LX stands for “Local X,” with the “X” supposed to signify an “exponential” ability to deliver new types of storytelling. NBCU’s station group adapted the name from its separately operated LX.TV Productions, a producer of weekly lifestyle programs and specials, which it acquired in 2008; that unit creates programming for NBC/Telemundo owned stations as well as the Cozi TV and TeleXitos multicast networks, and will contribute to the new LX service.

“We realized we were going to need a different brand to tap into people who decided that local news, as it existed in our markets, wasn’t what they wanted,” Staab said. LX will be “a place that younger audiences can go to watch stories that are about them, and get the background about complex issues happening in their own backyard, but still walk away feeling inspired.”

LX news stories are launching Sept. 23 on YouTube (at youtube.com/NBCLX), on lx.com and across social-media networks. Initial segments include a story about urban farming in Dallas; a look at a surfing program for black women in Venice, Calif.; and a profile of Irene Li, a young female Asian chef who launched a successful restaurant in Boston without any experience or training.

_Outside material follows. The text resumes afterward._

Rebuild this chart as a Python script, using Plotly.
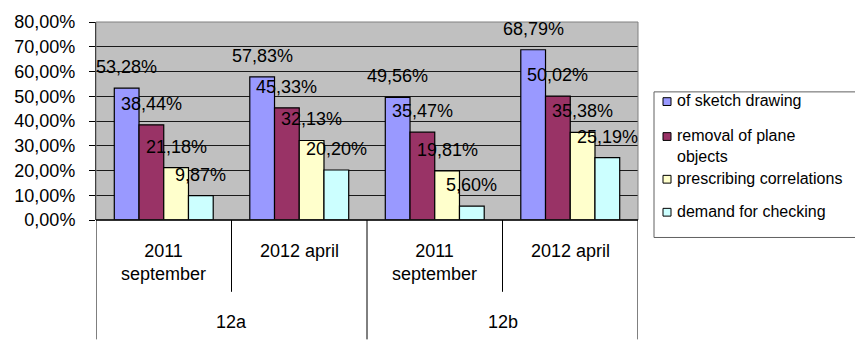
import plotly.graph_objects as go

# Categories: class group and survey period
groups = ["12a", "12a", "12b", "12b"]
periods = ["2011<br>september", "2012 april", "2011<br>september", "2012 april"]

# Share of students (%) for each task type
series_names = [
    "of sketch drawing",
    "removal of plane<br>objects",
    "prescribing correlations",
    "demand for checking",
]
sketch_drawing = [53.28, 57.83, 49.56, 68.79]
plane_removal = [38.44, 45.33, 35.47, 50.02]
prescribing = [21.18, 32.13, 19.81, 35.38]
checking = [9.87, 20.20, 5.60, 25.19]
series_values = [sketch_drawing, plane_removal, prescribing, checking]

y_ticks = [0, 10, 20, 30, 40, 50, 60, 70, 80]

colors = ["#9999FF", "#993366", "#FFFFCC", "#CCFFFF"]
FONT = "Liberation Sans, Arial, sans-serif"

W, H = 855, 341
L, R, T, B = 96, 217, 16, 121
PW, PH = W - L - R, H - T - B
BASE = H - B
BARGAP = 0.27


def px_x(px):
    return (px - L) / PW


def px_y(py):
    return (BASE - py) / PH


def pct(v):
    return f"{v:.2f}%".replace(".", ",")


keys = [f"{g} {p}" for g, p in zip(groups, periods)]
n = len(keys)
m = len(series_values)

fig = go.Figure()
for name, vals, col in zip(series_names, series_values, colors):
    fig.add_bar(
        x=keys,
        y=vals,
        name=name.replace("<br>", " "),
        marker=dict(color=col, line=dict(color="black", width=1.2)),
        showlegend=False,
    )

shapes = []
annotations = []

# value labels above each bar
bar_px = PW / n * (1 - BARGAP) / m
for i, vals in enumerate(series_values):
    for k, v in zip(keys, vals):
        annotations.append(dict(
            x=k, xref="x", y=v, yref="y", yanchor="middle", yshift=21,
            xshift=(i - (m - 1) / 2) * bar_px, text=pct(v), showarrow=False,
            font=dict(family=FONT, size=18, color="black")))

# plot frame and baseline
shapes.append(dict(type="rect", xref="paper", yref="paper", x0=0, x1=1, y0=0, y1=1,
                   line=dict(color="#808080", width=1)))
shapes.append(dict(type="line", xref="paper", yref="paper", x0=0, x1=1, y0=0, y1=0,
                   line=dict(color="black", width=1.5)))

# category dividers below the axis
outer_edges = [-0.5] + [i + 0.5 for i in range(n - 1) if groups[i] != groups[i + 1]] + [n - 0.5]
inner_edges = [i + 0.5 for i in range(n - 1) if groups[i] == groups[i + 1]]
for xe in outer_edges:
    shapes.append(dict(type="line", xref="x", yref="paper", x0=xe, x1=xe,
                       y0=0, y1=px_y(H + 2), line=dict(color="black", width=1)))
for xe in inner_edges:
    shapes.append(dict(type="line", xref="x", yref="paper", x0=xe, x1=xe,
                       y0=0, y1=px_y(294), line=dict(color="black", width=1)))

# period labels
for k, p in zip(keys, periods):
    annotations.append(dict(x=k, xref="x", y=px_y(240), yref="paper", yanchor="top",
                            text=p, showarrow=False, align="center",
                            font=dict(family=FONT, size=18, color="black")))

# group labels
seen = []
for g in groups:
    if g not in seen:
        seen.append(g)
for g in seen:
    idx = [i for i, gg in enumerate(groups) if gg == g]
    annotations.append(dict(x=sum(idx) / len(idx), xref="x", y=px_y(325), yref="paper",
                            yanchor="middle", text=g, showarrow=False,
                            font=dict(family=FONT, size=18, color="black")))

# legend box
shapes.append(dict(type="rect", xref="paper", yref="paper",
                   x0=px_x(654), x1=px_x(900), y0=px_y(238), y1=px_y(88),
                   fillcolor="white", line=dict(color="#606060", width=1)))
entry_y = [98, 134, 178, 212]
for name, col, cy in zip(series_names, colors, entry_y):
    shapes.append(dict(type="rect", xref="paper", yref="paper",
                       x0=px_x(663), x1=px_x(671), y0=px_y(cy + 4), y1=px_y(cy - 4),
                       fillcolor=col, line=dict(color="black", width=1)))
    annotations.append(dict(x=px_x(675), xref="paper", xanchor="left",
                            y=px_y(cy - 11.5), yref="paper", yanchor="top",
                            text=name, showarrow=False, align="left",
                            font=dict(family=FONT, size=16, color="black")))

fig.update_layout(
    width=W, height=H, autosize=False,
    margin=dict(l=L, r=R, t=T, b=B, pad=0),
    paper_bgcolor="white", plot_bgcolor="#C0C0C0",
    barmode="group", bargap=BARGAP, bargroupgap=0,
    font=dict(family=FONT, size=18, color="black"),
    xaxis=dict(type="category", range=[-0.5, n - 0.5], showticklabels=False,
               showgrid=False, zeroline=False, showline=False, ticks=""),
    yaxis=dict(range=[0, 80], tickvals=y_ticks, ticktext=[pct(v) for v in y_ticks],
               showgrid=True, gridcolor="#1a1a1a", gridwidth=1,
               ticks="outside", ticklen=6, tickcolor="black", tickwidth=1,
               showline=True, linecolor="black", linewidth=1, zeroline=False,
               ticklabelstandoff=10,
               tickfont=dict(family=FONT, size=18, color="black")),
    shapes=shapes,
    annotations=annotations,
)

fig.write_html("out.html")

Then, in April 2020, LX is scheduled to debut as an over-the-air and streaming network with live programming blocks. Currently, the plan is to have a pair of three-hour daily newscasts produced out of NBCU’s KXAS station in Dallas (7-10 a.m. and 7-10 p.m.). The division is looking to license programming to fill out the other dayparts. “It’s not all going to be news. We are looking for anything we think will resonate with that audience,” said Staab.

Staab and her team picked Dallas as home base for LX’s live production “to put this newsroom in the middle of the country,” she said. LX also will have staff members based across the country embedded in all its newsrooms, including its Telemundo stations, and will tap into stations’ existing news teams as well. After the initial launch with one main LX feed, the long-term goal is for each NBCU local station to have its own LX broadcast starting with New York and L.A.

When LX’s linear digital and over-the-air feed launches, it will carry fewer and shorter commercial breaks, with a maximum ad load of 10 minutes per hour, according to Staab.

Also next April, NBCU is planning to launch Peacock, its new entertainment streaming service. Staab said it’s coincidental that LX set the same timeframe for its linear network launch but added that her group is in talks with Peacock about distributing the local-news product.

The management team overseeing LX includes Meredith McGinn, senior VP of NBCUniversal Owned Television Stations’ multicast division (which includes Cozi TV); Matt Goldberg, VP of content strategy for LX, who is based in New York and previously was KNBC’s assistant news director; and Meagan Harris, managing editor for LX, based in Dallas, who previously was news director of Tegna-owned NBC affiliate WTLV in Jacksonville, Fla.

NBCU Owned Television Stations already has hired several other journalists for LX and plans to ramp up hiring ahead of the linear network launch next spring.

LX’s team of “visual storyteller” journalists include: Chase Cain in L.A., previously with Hulu as a creative video producer creating digital-native stories about original series; Ngozi Ekeledo in Boston, formerly a studio host and reporter for the Big Ten Network in Chicago; Clark Fouraker in Dallas, with over a decade of experience working in local TV newsrooms; Bianca Graulau in Miami, a bilingual journalist most recently with Worldly News; and Alexa Liautaud in New York City, who joined LX from Vice Media’s “Vice News Tonight” where she worked out of the Washington, D.C., news bureau.